For those who have not been able to do the walk to Milford Sound, then the road is the next best thing. Visitors without private transport can take the bus from Te Anau but if you are driving yourself, try and pick up a copy of the free pamphlet describing the route which is available in Te Anau from either Fiordland Travel or the petrol station. As there are no petrol stations on the 73 miles (119km) stretch of road between Te Anau and Milford Sound (a 2 1/2 hour drive) it is wise to make sure the tank is filled before departing.
Leaving Te Anau the road first follows the lake shore before swinging inland to enter the national park. In fine weather, which is by no means guaranteed, this drive is one of the loveliest in New Zealand. Worthwhile stops on the way to the Homer Tunnel include the Mirror Lakes, Cascade Creek (refreshments) and Lake Gunn.
If time allows, the detour along the Hollyford Road to Hollyford Camp is also rewarding. Near the start of the road is a track leading up to Lake Marian (4 hours return) and some fine alpine views. At Hollyford Camp there are simple cabins with coal-range stoves, bunks and electric light (only a few hours in the evenings). The camp’s small museum is worth a look and there is also a shop with basic supplies. Most people who stay here are going to do the Hollyford Track but it would also be an alternative to accommodation in Milford for those
From the Hollyford turn-off the Milford Road climbs towards the Homer Tunnel. Rough hewn and almost forbiddingly dark, the tunnel descends steeply for 3,998 ft before it emerges dramatically into the magnificent upper reaches of the Cleddau Valley.
Continuing its steep descent the road winds past a signpost pointing the way to the Chasm. A short walk (15 minutes return) leads through beautiful native forest to where the Cleddau River has carved its way through the rock, sculpting it into bizarre shapes and forming a chasm, some 72ft (22m) deep. From here it is just over 6 miles (10km) to Milford Sound.
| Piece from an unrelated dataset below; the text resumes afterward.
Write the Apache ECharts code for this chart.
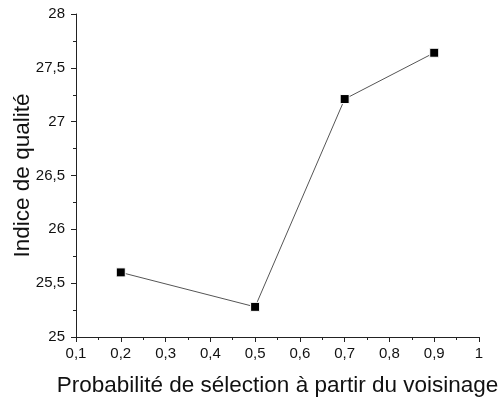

Enclosed by walls of bare rock that rise vertically from the sea, the 9 mile long fiord known as Milford Sound was formed by glacial action during the last Ice Age, some 1.5 million years ago. One of
the fiord’s most picturesque features is the sheer rock pinnacle of Mitre Peak which, rising as it does to a height of 5,556 ft , manages to stand out even in this landscape of superlatives.
Milford Sound Cruises
The only way to really appreciate the majesty of Milford Sound is, of course, on one of the boat cruises that depart regularly from the large wharf complex. Apart from the spectacular scenery, such a cruise also promises close-up views of seals and occasionally dolphins. Remember it can pay to book ahead in the summer season as these trips are very popular and furthermore, do not be put off by wet weather! When it rains, Milford’s many waterfalls
are at their most spectacular, especially the 505 ft -high Stirling Falls which can only be seen from the boat.
An interesting variation on the day trips is the overnight cruise on the sailing boat Milford Wanderer. This trip, along with several others, can be booked through Fiordland Travel in Te Anau or Queenstown.
Milford Track Walks
After the boat trip, which usually takes about 1 hour 45 minutes, it is worth making the short walk from the wharf to Lady Bowen Falls. The waterfall drops a spectacular 526 ft from a hanging valley in the Darren Range. A large area at the foot of the falls is covered by a fine spray of water, including three old graves that must belong to the wettest in the world. The graves actually date back to the time of the early nineteenth century sealers and whalers who were sometimes marooned for many months on Fiordland’s inhospitable shores. More information about other walks and the history of the area is available at the Milford Sound Hotel.